Here at Peconic Puffin World Headquarters we receive a lot of inquiries about Bonaire. The blog posts are apparently not enough...some folks want specific questions answered. Here are the answers to the usuals:
Best Place to Rent Windsurfing Equipment: Jibe City, because it opens at 8AM. Windsurf Place is just as good, but it opens at 9, and the wind has been up in the morning in Bonaire. (If you've never been, these places are 50 yards apart...both on the water with excellent equipment and service.)
Restaurants We Loved: We don't eat everywhere in a week, but here's our latest news: At Sea is still outstanding, as is Appetite. We tried the tasting menu at Appetite this time (with paired wines)...we were entertained, but I think we'll go with the menu next year. Bistro de Paris gets a downgrade. I hate saying this, but since they moved to a larger location two years ago it's just not as good. The food is fine, but service and charm are down two notches, two years in a row. New spot worth checking out: Ingridients (that's the correct spelling.) On the water at a dive club, we ate great entrees while watching pools of light move on the water from the night divers below. Their appetizer concept is annoying ("bites"...bite sized individual items that we predict will not be there in 2015) but otherwise very pleasing. We'll be going back.
Do I Need To Wear Booties? Every year I say yes, though I haven't stepped on anything that felt (through my booties) like a problem in years. Like a sea urchin, for example. On the other hand why would you want to risk hurting yourself and possibly missing a lot of sailing? Bonaire is almost entirely shallows...you'll be walking on the bottom a lot.
How is the wind? Word there is it's been blowing solid for two years straight. I spent time on six meter sails every day of our week.
Best Windsurfing Instruction: ABK is there (of course.) If you're not going during a clinic week, Caesar (the lightwind freestyle master) is teaching out of Jibe City, while Elvis at Windsurf Place has a number of people who I observed teaching, though I can't say which is better
Flights to Bonaire: All we know is the Newark run on United, but if you haven't heard, it's civilized now.
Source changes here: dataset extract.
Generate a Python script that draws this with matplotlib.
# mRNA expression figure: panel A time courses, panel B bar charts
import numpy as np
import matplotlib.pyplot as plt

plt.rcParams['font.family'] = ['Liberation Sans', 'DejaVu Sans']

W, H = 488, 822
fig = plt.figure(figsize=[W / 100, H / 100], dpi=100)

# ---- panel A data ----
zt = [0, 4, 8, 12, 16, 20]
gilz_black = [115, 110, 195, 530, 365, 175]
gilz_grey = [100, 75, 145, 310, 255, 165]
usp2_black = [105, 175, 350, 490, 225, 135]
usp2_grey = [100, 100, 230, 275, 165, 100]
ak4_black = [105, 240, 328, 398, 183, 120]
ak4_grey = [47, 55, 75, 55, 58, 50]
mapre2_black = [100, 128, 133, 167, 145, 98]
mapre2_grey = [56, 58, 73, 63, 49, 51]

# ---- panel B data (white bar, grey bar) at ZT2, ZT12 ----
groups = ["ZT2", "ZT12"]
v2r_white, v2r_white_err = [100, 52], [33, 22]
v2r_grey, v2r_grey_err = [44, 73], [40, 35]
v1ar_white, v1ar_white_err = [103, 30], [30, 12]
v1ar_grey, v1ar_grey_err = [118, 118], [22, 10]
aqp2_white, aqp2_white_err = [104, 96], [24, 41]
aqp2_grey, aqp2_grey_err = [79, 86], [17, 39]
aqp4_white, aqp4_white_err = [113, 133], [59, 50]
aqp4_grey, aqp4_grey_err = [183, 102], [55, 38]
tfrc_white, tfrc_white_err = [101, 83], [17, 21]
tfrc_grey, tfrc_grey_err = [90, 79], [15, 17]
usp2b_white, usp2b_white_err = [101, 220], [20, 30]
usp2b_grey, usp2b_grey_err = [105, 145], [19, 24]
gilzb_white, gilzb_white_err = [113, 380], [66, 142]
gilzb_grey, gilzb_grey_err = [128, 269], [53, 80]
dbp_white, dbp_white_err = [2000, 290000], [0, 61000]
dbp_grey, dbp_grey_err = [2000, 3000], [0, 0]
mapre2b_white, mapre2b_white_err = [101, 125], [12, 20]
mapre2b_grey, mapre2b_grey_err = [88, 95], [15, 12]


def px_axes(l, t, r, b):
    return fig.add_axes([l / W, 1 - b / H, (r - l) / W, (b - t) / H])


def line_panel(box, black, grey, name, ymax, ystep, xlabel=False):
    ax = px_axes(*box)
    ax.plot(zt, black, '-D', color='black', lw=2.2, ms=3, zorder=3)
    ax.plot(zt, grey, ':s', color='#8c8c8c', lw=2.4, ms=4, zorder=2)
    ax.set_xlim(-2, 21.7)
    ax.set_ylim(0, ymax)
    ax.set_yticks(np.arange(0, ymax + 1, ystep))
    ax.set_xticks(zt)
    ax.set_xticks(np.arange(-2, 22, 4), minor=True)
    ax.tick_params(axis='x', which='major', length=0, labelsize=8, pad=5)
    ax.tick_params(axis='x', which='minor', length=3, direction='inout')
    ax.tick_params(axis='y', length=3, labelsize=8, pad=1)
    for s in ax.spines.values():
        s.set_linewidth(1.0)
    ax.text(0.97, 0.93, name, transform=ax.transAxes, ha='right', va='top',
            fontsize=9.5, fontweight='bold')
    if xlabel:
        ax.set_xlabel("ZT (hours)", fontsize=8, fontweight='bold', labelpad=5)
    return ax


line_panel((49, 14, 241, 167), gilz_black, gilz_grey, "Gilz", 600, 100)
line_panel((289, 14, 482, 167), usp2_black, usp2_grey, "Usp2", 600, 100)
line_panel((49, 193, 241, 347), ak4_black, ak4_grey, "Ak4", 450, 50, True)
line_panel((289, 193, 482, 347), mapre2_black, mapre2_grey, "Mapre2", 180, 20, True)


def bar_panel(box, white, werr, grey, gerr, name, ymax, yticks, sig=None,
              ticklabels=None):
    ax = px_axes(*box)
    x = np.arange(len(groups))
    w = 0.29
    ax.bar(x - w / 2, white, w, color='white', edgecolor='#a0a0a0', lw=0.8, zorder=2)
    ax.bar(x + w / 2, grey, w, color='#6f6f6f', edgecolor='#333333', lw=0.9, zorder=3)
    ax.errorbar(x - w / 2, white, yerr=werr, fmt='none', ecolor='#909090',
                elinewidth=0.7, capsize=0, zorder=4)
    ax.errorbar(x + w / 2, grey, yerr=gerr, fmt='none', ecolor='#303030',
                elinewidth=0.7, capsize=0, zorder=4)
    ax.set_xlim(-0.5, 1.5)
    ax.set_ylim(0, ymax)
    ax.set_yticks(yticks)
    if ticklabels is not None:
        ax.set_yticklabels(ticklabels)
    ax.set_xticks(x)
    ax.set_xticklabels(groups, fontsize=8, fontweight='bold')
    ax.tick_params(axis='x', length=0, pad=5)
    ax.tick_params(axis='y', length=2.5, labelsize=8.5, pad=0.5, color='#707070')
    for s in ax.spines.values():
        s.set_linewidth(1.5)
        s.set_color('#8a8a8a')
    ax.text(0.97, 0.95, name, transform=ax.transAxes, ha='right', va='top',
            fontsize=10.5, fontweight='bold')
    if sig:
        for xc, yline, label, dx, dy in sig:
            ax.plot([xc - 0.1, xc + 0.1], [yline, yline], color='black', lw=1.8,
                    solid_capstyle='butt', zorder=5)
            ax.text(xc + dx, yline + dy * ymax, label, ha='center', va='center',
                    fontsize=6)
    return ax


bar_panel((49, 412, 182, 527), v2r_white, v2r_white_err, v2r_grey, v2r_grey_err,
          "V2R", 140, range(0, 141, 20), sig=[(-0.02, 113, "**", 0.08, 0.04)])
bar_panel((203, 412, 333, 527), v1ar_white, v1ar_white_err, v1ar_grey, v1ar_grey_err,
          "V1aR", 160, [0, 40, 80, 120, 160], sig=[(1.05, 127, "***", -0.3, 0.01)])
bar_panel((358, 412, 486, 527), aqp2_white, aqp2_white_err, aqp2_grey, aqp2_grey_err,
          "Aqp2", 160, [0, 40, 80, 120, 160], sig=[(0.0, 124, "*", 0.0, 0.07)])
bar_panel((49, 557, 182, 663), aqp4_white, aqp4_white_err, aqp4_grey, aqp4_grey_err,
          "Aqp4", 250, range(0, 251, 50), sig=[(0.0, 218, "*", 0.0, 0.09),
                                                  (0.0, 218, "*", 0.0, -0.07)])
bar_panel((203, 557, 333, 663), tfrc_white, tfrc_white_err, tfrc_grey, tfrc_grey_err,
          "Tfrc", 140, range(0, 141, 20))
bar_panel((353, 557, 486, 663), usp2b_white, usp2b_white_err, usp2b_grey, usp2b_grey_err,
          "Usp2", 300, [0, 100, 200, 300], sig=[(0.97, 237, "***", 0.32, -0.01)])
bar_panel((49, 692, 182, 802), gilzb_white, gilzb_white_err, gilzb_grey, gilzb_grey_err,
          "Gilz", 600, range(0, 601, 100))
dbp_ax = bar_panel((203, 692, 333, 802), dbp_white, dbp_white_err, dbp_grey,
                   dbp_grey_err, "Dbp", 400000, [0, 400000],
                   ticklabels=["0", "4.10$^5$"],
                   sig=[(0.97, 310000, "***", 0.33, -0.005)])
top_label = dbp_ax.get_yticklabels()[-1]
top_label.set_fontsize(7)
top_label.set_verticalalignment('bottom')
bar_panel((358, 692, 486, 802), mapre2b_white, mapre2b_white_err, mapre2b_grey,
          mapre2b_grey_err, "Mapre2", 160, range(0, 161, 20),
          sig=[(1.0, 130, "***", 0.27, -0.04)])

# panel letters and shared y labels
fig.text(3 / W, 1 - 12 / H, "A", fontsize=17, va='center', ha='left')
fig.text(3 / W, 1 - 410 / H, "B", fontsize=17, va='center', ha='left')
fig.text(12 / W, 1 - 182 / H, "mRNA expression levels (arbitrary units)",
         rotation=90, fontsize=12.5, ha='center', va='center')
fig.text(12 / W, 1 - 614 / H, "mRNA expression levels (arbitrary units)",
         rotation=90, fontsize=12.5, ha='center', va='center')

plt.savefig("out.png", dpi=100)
Used to be take off at midnight Saturday, arrive 5AM Sunday and have to wait for your hotel to open (or book an extra night for early arrival) with a very early departure the following Saturday (7AM so get to the airport before dawn, and no windsurfing of course.) No more! Now arrive Sunday afternoon (we got two hours of sailing in on arrival day) and leave Saturday afternoon (we got two hours of sailing in again!)
With Bonaire it's important to get in front of these things. If you arrive without a gear reservation or restaurant reservations, you can actually get shut out (on this trip I planned to rent from Jibe City, for example. I forgot to book it in advance but took for granted that I'd be okay when I arrived. Jibe City was polite and a bit mortified when they told me they could not equip me! Fortunately Windsurf Place still had some slots left. Same for restaurants...the good ones book up more than a week in advance, and they're not all open every day of the week. Best solution for me has always been Ann Phelan, Bonaire travel agent (and windsurfer) who lives there half the year, knows everybody and knows the minutia and latest changes better than anyone. (I have made mistakes by ignoring some of her recommendations!) She doesn't charge you (she charges the vendors) so there's no reason not to use her. Peconic Puffin endorsement.
Other commentary and recommendations welcome (let the Wil's Grill fans let it fly!)